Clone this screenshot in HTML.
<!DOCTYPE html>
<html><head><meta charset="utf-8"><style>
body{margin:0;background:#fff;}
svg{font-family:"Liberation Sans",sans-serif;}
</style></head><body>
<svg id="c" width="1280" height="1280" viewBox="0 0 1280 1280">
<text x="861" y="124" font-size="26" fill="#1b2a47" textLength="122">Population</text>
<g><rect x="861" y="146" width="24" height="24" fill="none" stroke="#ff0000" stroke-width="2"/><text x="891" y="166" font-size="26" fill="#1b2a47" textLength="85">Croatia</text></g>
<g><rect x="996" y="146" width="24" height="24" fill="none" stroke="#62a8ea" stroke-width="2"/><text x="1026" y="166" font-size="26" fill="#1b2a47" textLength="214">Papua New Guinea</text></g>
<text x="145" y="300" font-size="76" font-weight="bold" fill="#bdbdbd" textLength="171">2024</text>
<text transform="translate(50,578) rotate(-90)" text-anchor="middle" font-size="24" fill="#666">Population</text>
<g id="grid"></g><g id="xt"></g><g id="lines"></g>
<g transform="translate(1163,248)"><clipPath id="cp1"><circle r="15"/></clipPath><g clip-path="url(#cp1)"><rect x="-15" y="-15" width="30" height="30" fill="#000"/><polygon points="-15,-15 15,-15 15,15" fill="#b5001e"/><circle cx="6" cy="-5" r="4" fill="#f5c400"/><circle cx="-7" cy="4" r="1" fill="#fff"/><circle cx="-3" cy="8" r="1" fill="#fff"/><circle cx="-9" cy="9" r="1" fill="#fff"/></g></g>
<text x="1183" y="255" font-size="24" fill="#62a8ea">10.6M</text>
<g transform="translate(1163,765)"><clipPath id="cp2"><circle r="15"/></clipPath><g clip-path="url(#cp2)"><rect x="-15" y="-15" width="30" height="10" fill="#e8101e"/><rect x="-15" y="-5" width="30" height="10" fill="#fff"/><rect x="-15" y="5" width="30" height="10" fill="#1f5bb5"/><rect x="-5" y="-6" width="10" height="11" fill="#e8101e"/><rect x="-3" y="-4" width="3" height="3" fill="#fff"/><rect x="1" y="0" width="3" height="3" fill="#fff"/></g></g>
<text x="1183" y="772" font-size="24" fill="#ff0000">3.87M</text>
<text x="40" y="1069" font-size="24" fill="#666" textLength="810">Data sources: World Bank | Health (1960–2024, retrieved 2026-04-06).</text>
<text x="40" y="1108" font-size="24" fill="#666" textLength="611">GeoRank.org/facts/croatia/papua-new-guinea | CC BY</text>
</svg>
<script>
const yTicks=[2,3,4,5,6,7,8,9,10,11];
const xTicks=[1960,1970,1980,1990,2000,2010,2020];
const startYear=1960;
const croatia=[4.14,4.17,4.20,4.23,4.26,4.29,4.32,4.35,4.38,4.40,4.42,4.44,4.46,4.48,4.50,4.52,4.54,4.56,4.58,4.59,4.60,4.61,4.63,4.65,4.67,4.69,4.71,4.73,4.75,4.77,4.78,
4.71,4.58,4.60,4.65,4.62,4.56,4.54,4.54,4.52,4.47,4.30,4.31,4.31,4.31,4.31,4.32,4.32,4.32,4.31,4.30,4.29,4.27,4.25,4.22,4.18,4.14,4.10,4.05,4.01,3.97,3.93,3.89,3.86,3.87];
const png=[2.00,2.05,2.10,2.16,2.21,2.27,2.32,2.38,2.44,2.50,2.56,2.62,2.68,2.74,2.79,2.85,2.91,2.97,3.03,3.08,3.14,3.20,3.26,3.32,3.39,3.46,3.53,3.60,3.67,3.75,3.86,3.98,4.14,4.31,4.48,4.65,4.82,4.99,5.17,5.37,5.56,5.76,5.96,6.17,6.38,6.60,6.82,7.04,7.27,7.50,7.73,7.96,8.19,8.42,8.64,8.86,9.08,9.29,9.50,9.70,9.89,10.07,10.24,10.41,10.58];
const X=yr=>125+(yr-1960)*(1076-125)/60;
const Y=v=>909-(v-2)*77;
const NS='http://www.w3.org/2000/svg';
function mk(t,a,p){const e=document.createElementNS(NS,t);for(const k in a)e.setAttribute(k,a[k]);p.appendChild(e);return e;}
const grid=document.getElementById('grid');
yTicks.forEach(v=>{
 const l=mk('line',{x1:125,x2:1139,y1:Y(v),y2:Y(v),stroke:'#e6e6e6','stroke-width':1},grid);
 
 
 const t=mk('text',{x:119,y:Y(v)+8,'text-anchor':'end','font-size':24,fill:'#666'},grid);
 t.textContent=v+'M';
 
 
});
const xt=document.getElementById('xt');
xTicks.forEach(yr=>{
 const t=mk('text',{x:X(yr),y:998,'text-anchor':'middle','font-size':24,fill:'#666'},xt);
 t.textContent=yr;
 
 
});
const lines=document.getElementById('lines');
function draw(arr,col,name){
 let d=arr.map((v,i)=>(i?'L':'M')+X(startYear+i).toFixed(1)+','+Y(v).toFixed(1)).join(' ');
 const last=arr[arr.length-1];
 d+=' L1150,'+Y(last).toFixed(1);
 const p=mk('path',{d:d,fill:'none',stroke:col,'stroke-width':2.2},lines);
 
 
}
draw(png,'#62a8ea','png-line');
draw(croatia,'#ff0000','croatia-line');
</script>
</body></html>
= = = = = = =
### Task requirements
Reproduce every line of the data verbatim.

### Correct result
Clone this screenshot in HTML.
<!DOCTYPE html>
<html><head><meta charset="utf-8"><style>
body{margin:0;background:#fff;}
svg{font-family:"Liberation Sans",sans-serif;}
</style></head><body>
<svg id="c" width="1280" height="1280" viewBox="0 0 1280 1280">
<text x="861" y="124" font-size="26" fill="#1b2a47" textLength="122">Population</text>
<g><rect x="861" y="146" width="24" height="24" fill="none" stroke="#ff0000" stroke-width="2"/><text x="891" y="166" font-size="26" fill="#1b2a47" textLength="85">Croatia</text></g>
<g><rect x="996" y="146" width="24" height="24" fill="none" stroke="#62a8ea" stroke-width="2"/><text x="1026" y="166" font-size="26" fill="#1b2a47" textLength="214">Papua New Guinea</text></g>
<text x="145" y="300" font-size="76" font-weight="bold" fill="#bdbdbd" textLength="171">2024</text>
<text transform="translate(50,578) rotate(-90)" text-anchor="middle" font-size="24" fill="#666">Population</text>
<g id="grid"></g><g id="xt"></g><g id="lines"></g>
<g transform="translate(1163,248)"><clipPath id="cp1"><circle r="15"/></clipPath><g clip-path="url(#cp1)"><rect x="-15" y="-15" width="30" height="30" fill="#000"/><polygon points="-15,-15 15,-15 15,15" fill="#b5001e"/><circle cx="6" cy="-5" r="4" fill="#f5c400"/><circle cx="-7" cy="4" r="1" fill="#fff"/><circle cx="-3" cy="8" r="1" fill="#fff"/><circle cx="-9" cy="9" r="1" fill="#fff"/></g></g>
<text x="1183" y="255" font-size="24" fill="#62a8ea">10.6M</text>
<g transform="translate(1163,765)"><clipPath id="cp2"><circle r="15"/></clipPath><g clip-path="url(#cp2)"><rect x="-15" y="-15" width="30" height="10" fill="#e8101e"/><rect x="-15" y="-5" width="30" height="10" fill="#fff"/><rect x="-15" y="5" width="30" height="10" fill="#1f5bb5"/><rect x="-5" y="-6" width="10" height="11" fill="#e8101e"/><rect x="-3" y="-4" width="3" height="3" fill="#fff"/><rect x="1" y="0" width="3" height="3" fill="#fff"/></g></g>
<text x="1183" y="772" font-size="24" fill="#ff0000">3.87M</text>
<text x="40" y="1069" font-size="24" fill="#666" textLength="810">Data sources: World Bank | Health (1960–2024, retrieved 2026-04-06).</text>
<text x="40" y="1108" font-size="24" fill="#666" textLength="611">GeoRank.org/facts/croatia/papua-new-guinea | CC BY</text>
</svg>
<script>
const yTicks=[2,3,4,5,6,7,8,9,10,11];
const xTicks=[1960,1970,1980,1990,2000,2010,2020];
const startYear=1960;
const croatia=[4.14,4.17,4.20,4.23,4.26,4.29,4.32,4.35,4.38,4.40,4.42,4.44,4.46,4.48,4.50,4.52,4.54,4.56,4.58,4.59,4.60,4.61,4.63,4.65,4.67,4.69,4.71,4.73,4.75,4.77,4.78,
4.71,4.58,4.60,4.65,4.62,4.56,4.54,4.54,4.52,4.47,4.30,4.31,4.31,4.31,4.31,4.32,4.32,4.32,4.31,4.30,4.29,4.27,4.25,4.22,4.18,4.14,4.10,4.05,4.01,3.97,3.93,3.89,3.86,3.87];
const png=[2.00,2.05,2.10,2.16,2.21,2.27,2.32,2.38,2.44,2.50,2.56,2.62,2.68,2.74,2.79,2.85,2.91,2.97,3.03,3.08,3.14,3.20,3.26,3.32,3.39,3.46,3.53,3.60,3.67,3.75,3.86,3.98,4.14,4.31,4.48,4.65,4.82,4.99,5.17,5.37,5.56,5.76,5.96,6.17,6.38,6.60,6.82,7.04,7.27,7.50,7.73,7.96,8.19,8.42,8.64,8.86,9.08,9.29,9.50,9.70,9.89,10.07,10.24,10.41,10.58];
const X=yr=>125+(yr-1960)*(1076-125)/60;
const Y=v=>909-(v-2)*77;
const NS='http://www.w3.org/2000/svg';
function mk(t,a,p){const e=document.createElementNS(NS,t);for(const k in a)e.setAttribute(k,a[k]);p.appendChild(e);return e;}
const grid=document.getElementById('grid');
yTicks.forEach(v=>{
 const l=mk('line',{x1:125,x2:1139,y1:Y(v),y2:Y(v),stroke:'#e6e6e6','stroke-width':1},grid);
 
 
 const t=mk('text',{x:119,y:Y(v)+8,'text-anchor':'end','font-size':24,fill:'#666'},grid);
 t.textContent=v+'M';
 
 
});
const xt=document.getElementById('xt');
xTicks.forEach(yr=>{
 const t=mk('text',{x:X(yr),y:998,'text-anchor':'middle','font-size':24,fill:'#666'},xt);
 t.textContent=yr;
 
 
});
const lines=document.getElementById('lines');
function draw(arr,col,name){
 let d=arr.map((v,i)=>(i?'L':'M')+X(startYear+i).toFixed(1)+','+Y(v).toFixed(1)).join(' ');
 const last=arr[arr.length-1];
 d+=' L1150,'+Y(last).toFixed(1);
 const p=mk('path',{d:d,fill:'none',stroke:col,'stroke-width':2.2},lines);
 
 
}
draw(png,'#62a8ea','png-line');
draw(croatia,'#ff0000','croatia-line');
</script>
</body></html>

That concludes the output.